The distributions of mitochondria and sodium channels reflect the specific energy requirements and conduction properties of the human optic nerve head

Abstract

Aim: To study the normal distributions of mitochondria and voltage gated Na+ channels in the human optic nerve head in order to gain insight into the potential mechanisms of optic nerve dysfunction seen in the inherited optic neuropathies.

Methods: Five fresh frozen human optic nerves were studied. Longitudinally orientated, serial cryosections of optic nerve head were cut for mitochondrial enzyme histochemistry and immunolabelling for cytochrome c oxidase (COX) subunits and voltage gated Na+ channel subtypes (Na(v) 1.1, 1.2, 1.3, and 1.6).

Results: A high density of voltage gated Na+ channels (subtypes Na(v) 1.1, 1.3, and 1.6) in the unmyelinated, prelaminar, and laminar optic nerve was found. This distribution co-localised both with areas of high COX activity and strong immunolabelling for COX subunits I and IV.

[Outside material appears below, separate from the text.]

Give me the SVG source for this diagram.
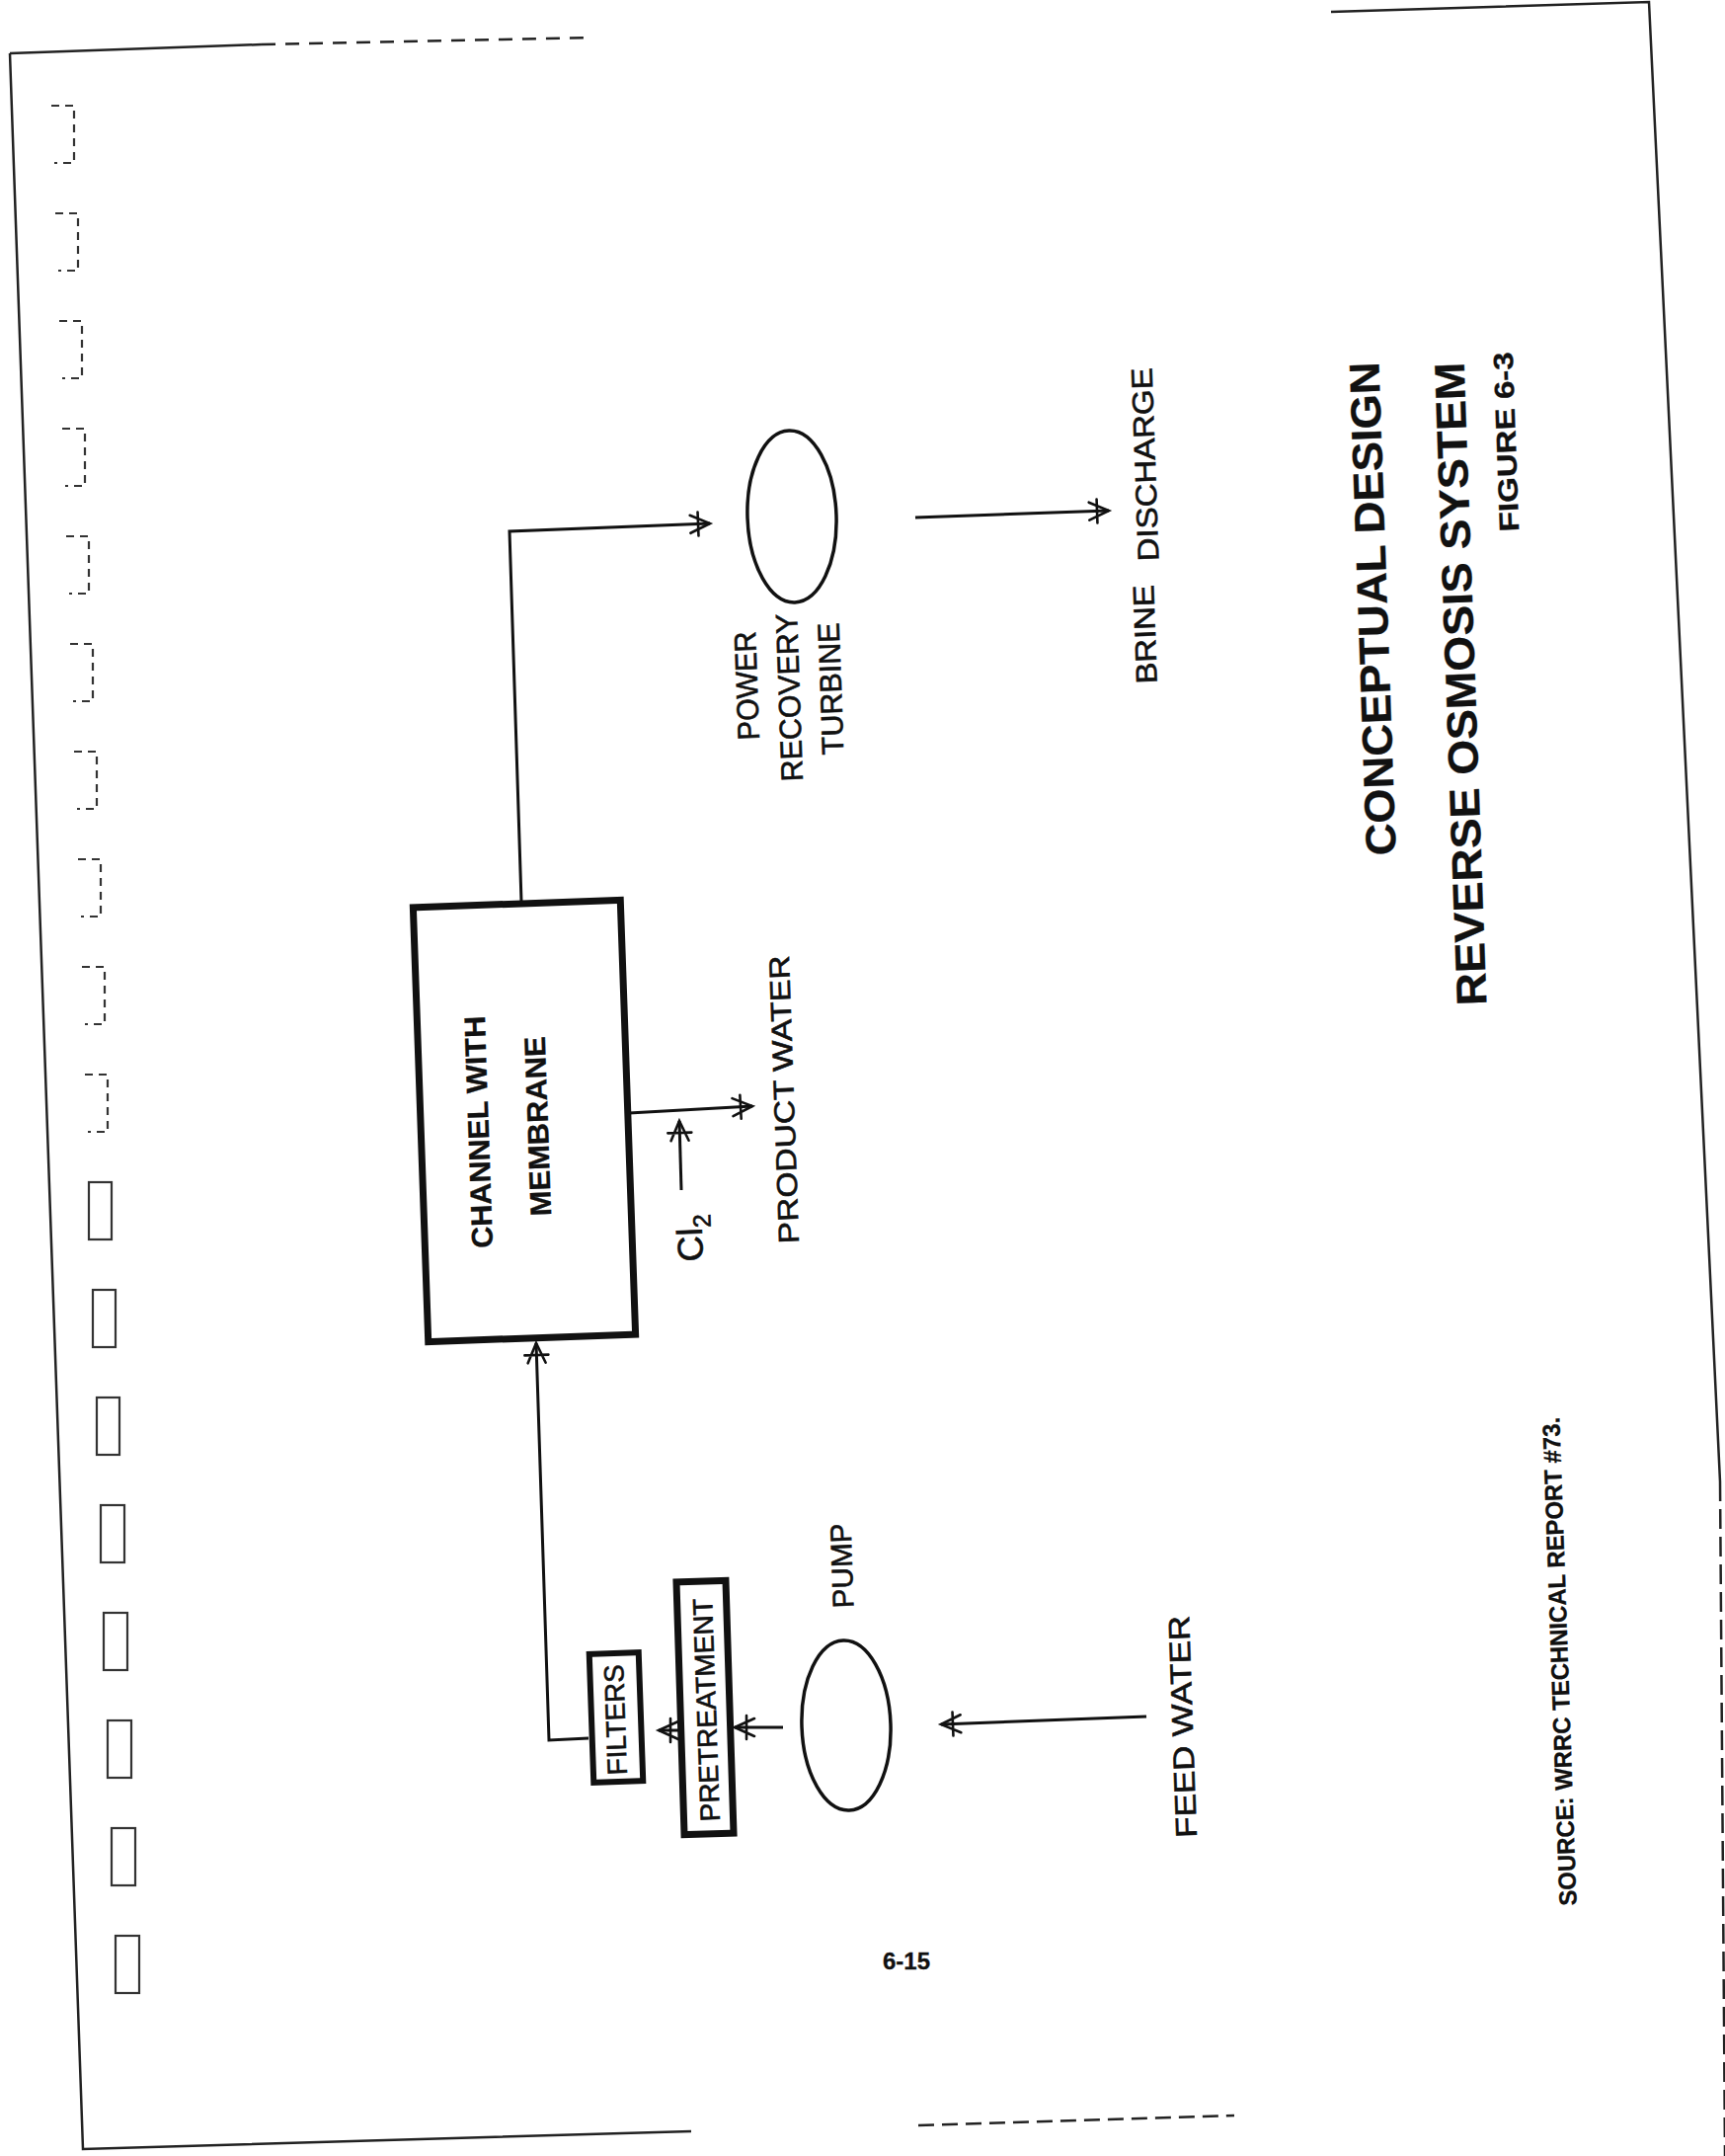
<svg xmlns="http://www.w3.org/2000/svg" width="1747" height="2183" viewBox="0 0 1747 2183">
<style>
.t{font-family:"Liberation Sans",Arial,sans-serif;fill:#111;text-anchor:middle;stroke:#111;stroke-width:0.6}
.b{font-weight:bold;stroke-width:0.3}
.box{fill:none;stroke:#111;stroke-linejoin:miter}
.ell{fill:none;stroke:#111;stroke-width:3.5}
.con{fill:none;stroke:#111;stroke-width:3}
.edge{fill:none;stroke:#222;stroke-width:2.5}
.mark{fill:none;stroke:#333;stroke-width:2.2}
</style>
<defs>
<marker id="arr" markerUnits="userSpaceOnUse" viewBox="-24 -15 26 30" refX="0" refY="0" markerWidth="26" markerHeight="30" orient="auto" overflow="visible">
<path d="M-20,-9 L0,0 L-20,9 M-12,-12 L-12,12" fill="none" stroke="#111" stroke-width="2.6" stroke-linecap="round"/>
</marker>
</defs>
<rect width="1747" height="2183" fill="#fff"/>

<g id="page-edge">
<path class="edge" d="M10,54 L265,45"/>
<path class="edge" d="M265,45 L600,38" stroke-dasharray="14 10"/>
<path class="edge" d="M1348,12 L1670,2 L1742,1500"/>
<path class="edge" d="M1742,1500 L1747,2183" stroke-dasharray="20 8"/>
<path class="edge" d="M10,54 L84,2176 L700,2158"/>
<path class="edge" d="M930,2152 L1250,2142" stroke-dasharray="16 8"/>
</g>

<g id="binder-marks">
<path class="mark" d="M52,107 h23 v58 h-20" stroke-dasharray="8 6"/>
<path class="mark" d="M56,216 h23 v58 h-20" stroke-dasharray="8 6"/>
<path class="mark" d="M60,325 h23 v58 h-20" stroke-dasharray="8 6"/>
<path class="mark" d="M63,434 h23 v58 h-20" stroke-dasharray="8 6"/>
<path class="mark" d="M67,543 h23 v58 h-20" stroke-dasharray="8 6"/>
<path class="mark" d="M71,652 h23 v58 h-20" stroke-dasharray="8 6"/>
<path class="mark" d="M75,761 h23 v58 h-20" stroke-dasharray="8 6"/>
<path class="mark" d="M79,870 h23 v58 h-20" stroke-dasharray="8 6"/>
<path class="mark" d="M83,979 h23 v58 h-20" stroke-dasharray="8 6"/>
<path class="mark" d="M86,1088 h23 v58 h-20" stroke-dasharray="8 6"/>
<rect class="mark" x="90" y="1197" width="23" height="58"/>
<rect class="mark" x="94" y="1306" width="23" height="58"/>
<rect class="mark" x="98" y="1415" width="23" height="58"/>
<rect class="mark" x="102" y="1524" width="24" height="58"/>
<rect class="mark" x="105" y="1633" width="24" height="58"/>
<rect class="mark" x="109" y="1742" width="24" height="58"/>
<rect class="mark" x="113" y="1851" width="24" height="58"/>
<rect class="mark" x="117" y="1960" width="24" height="58"/>
</g>

<g id="connectors">
<polyline class="con" points="528,913 516,538 719,530" marker-end="url(#arr)"/>
<line class="con" x1="927" y1="524" x2="1123" y2="517" marker-end="url(#arr)"/>
<line class="con" x1="637" y1="1127" x2="762" y2="1120" marker-end="url(#arr)"/>
<line class="con" x1="690" y1="1205" x2="688" y2="1135" marker-end="url(#arr)"/>
<polyline class="con" points="596,1760 556,1762 543,1360" marker-end="url(#arr)"/>
<line class="con" x1="687" y1="1752" x2="667" y2="1752" marker-end="url(#arr)"/>
<line class="con" x1="793" y1="1749" x2="744" y2="1749" marker-end="url(#arr)"/>
<line class="con" x1="1161" y1="1738" x2="953" y2="1746" marker-end="url(#arr)"/>
</g>

<g id="channel">
<rect class="box" x="426" y="915" width="210" height="440" stroke-width="7" transform="rotate(-2 531 1135)"/>
<text class="t b" font-size="30" textLength="235" lengthAdjust="spacingAndGlyphs" transform="translate(495,1146) rotate(-92)">CHANNEL WITH</text>
<text class="t b" font-size="30" textLength="182" lengthAdjust="spacingAndGlyphs" transform="translate(555,1140) rotate(-92)">MEMBRANE</text>
</g>

<g id="product-water">
<text class="t" font-size="29" textLength="292" lengthAdjust="spacingAndGlyphs" transform="translate(804,1113) rotate(-92)">PRODUCT  WATER</text>
</g>

<g id="chlorine">
<text class="t" font-size="36" style="text-anchor:start" transform="translate(712,1277) rotate(-92)">Cl<tspan font-size="25" dy="9">2</tspan></text>
</g>

<g id="filters">
<rect class="box" x="599" y="1674" width="50" height="130" stroke-width="6" transform="rotate(-2 624 1739)"/>
<text class="t" font-size="28" textLength="112" lengthAdjust="spacingAndGlyphs" transform="translate(633,1741) rotate(-92)">FILTERS</text>
</g>

<g id="pretreatment">
<rect class="box" x="689" y="1601" width="50" height="256" stroke-width="7" transform="rotate(-1.8 714 1729)"/>
<text class="t" font-size="28" textLength="226" lengthAdjust="spacingAndGlyphs" transform="translate(725,1731) rotate(-92)">PRETREATMENT</text>
</g>

<g id="pump">
<ellipse class="ell" cx="857" cy="1747" rx="45" ry="86" transform="rotate(-2 857 1747)"/>
<text class="t" font-size="30" textLength="86" lengthAdjust="spacingAndGlyphs" transform="translate(863,1585) rotate(-92)">PUMP</text>
</g>

<g id="feed-water">
<text class="t" font-size="30" textLength="225" lengthAdjust="spacingAndGlyphs" transform="translate(1208,1748) rotate(-92)">FEED WATER</text>
</g>

<g id="turbine">
<ellipse class="ell" cx="802" cy="523" rx="45" ry="87" transform="rotate(-2 802 523)"/>
<text class="t" font-size="31" textLength="110" lengthAdjust="spacingAndGlyphs" transform="translate(767,694) rotate(-92)">POWER</text>
<text class="t" font-size="31" textLength="170" lengthAdjust="spacingAndGlyphs" transform="translate(810,706) rotate(-92)">RECOVERY</text>
<text class="t" font-size="31" textLength="134" lengthAdjust="spacingAndGlyphs" transform="translate(852,697) rotate(-92)">TURBINE</text>
</g>

<g id="brine-discharge">
<text class="t" font-size="30" textLength="100" lengthAdjust="spacingAndGlyphs" transform="translate(1170,642) rotate(-92)">BRINE</text>
<text class="t" font-size="30" textLength="196" lengthAdjust="spacingAndGlyphs" transform="translate(1170,470) rotate(-92)">DISCHARGE</text>
</g>

<g id="title">
<text class="t b" font-size="43" textLength="500" lengthAdjust="spacingAndGlyphs" transform="translate(1405,616) rotate(-92)">CONCEPTUAL DESIGN</text>
<text class="t b" font-size="43" textLength="652" lengthAdjust="spacingAndGlyphs" transform="translate(1494,692) rotate(-92)">REVERSE OSMOSIS SYSTEM</text>
<text class="t b" font-size="28" textLength="182" lengthAdjust="spacingAndGlyphs" transform="translate(1535,447) rotate(-92)">FIGURE 6-3</text>
</g>

<g id="source">
<text class="t b" font-size="25" textLength="495" lengthAdjust="spacingAndGlyphs" transform="translate(1588,1682) rotate(-92)">SOURCE: WRRC TECHNICAL REPORT #73.</text>
</g>

<g id="page-number">
<text class="t b" font-size="24" x="918" y="1994">6-15</text>
</g>
</svg>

Conclusions: Increased numbers of mitochondria in the prelaminar optic nerve have previously been interpreted as indicating a mechanical hold up of axoplasmic flow at the lamina cribrosa. These results suggest that this increased mitochondrial density serves the higher energy requirements for electrical conduction in unmyelinated axons in the prelaminar and laminar optic nerve and is not a reflection of any mechanical restriction. This could explain why optic neuropathies typically occur in primary inherited mitochondrial diseases such as Leber's hereditary optic neuropathy, myoclonic epilepsy with ragged red fibres (MERRF), and Leigh's syndrome. Secondary mitochondrial dysfunction has also been reported in dominant optic atrophy, Friedreich's ataxia, tobacco alcohol amblyopia, Cuban epidemic optic neuropathy, and chloramphenicol optic neuropathy. These diseases are rare but these findings challenge the traditional theories of optic nerve structure and function and may suggest an alternative approach to the study of commoner optic neuropathies such as glaucoma.

Figure 1

Histology, enzyme histochemistry and immunohistochemistry on 10 µm, serial, cryostat sections of optic nerve from a 45 year old woman. (A) Haematoxylin and eosin preparation showing preservation of morphology. (B) Van Gieson preparation to demonstrate connective tissue fibres (red). The position of the lamina cribrosa is indicated by the arrow. (C) Weigert’s iron haematoxylin preparation to demonstrate myelin (dark blue). Note that myelination commences abruptly in the retrolaminar position. (D) COX enzyme histochemistry showing strong reaction in the unmyelinated portion of the optic nerve extending into the lamina cribrosa but halting abruptly in the retrolaminar position. (E) IHC for COX subunit IV showing that the distribution of the protein co-localises with enzyme activity. (F) IHC for Na_v 1.1 showing that the distribution of this voltage gated Na⁺ channel parallels that of the mitochondrial markers. (G) IHC for Na_v 1.2 showing a very pale, diffuse labelling pattern with no predilection for either prelaminar or retrolaminar positions. (H) IHC for Na_v 1.6 showing strong immunolabelling in unmyelinated optic nerve. (I) Representative negative control for IHC where the primary antibody was omitted.

Figure 2

Control experiment to show immunoreagents have access to the myelinated portion of the optic nerve. (A) IHC for neurofilament protein (200 kDa) showing a strong, fibrous immunolabelling pattern in myelinated optic nerve. (B) IHC for Na_v 1.6. (C) COX subunit IV, showing pale immunolabelling.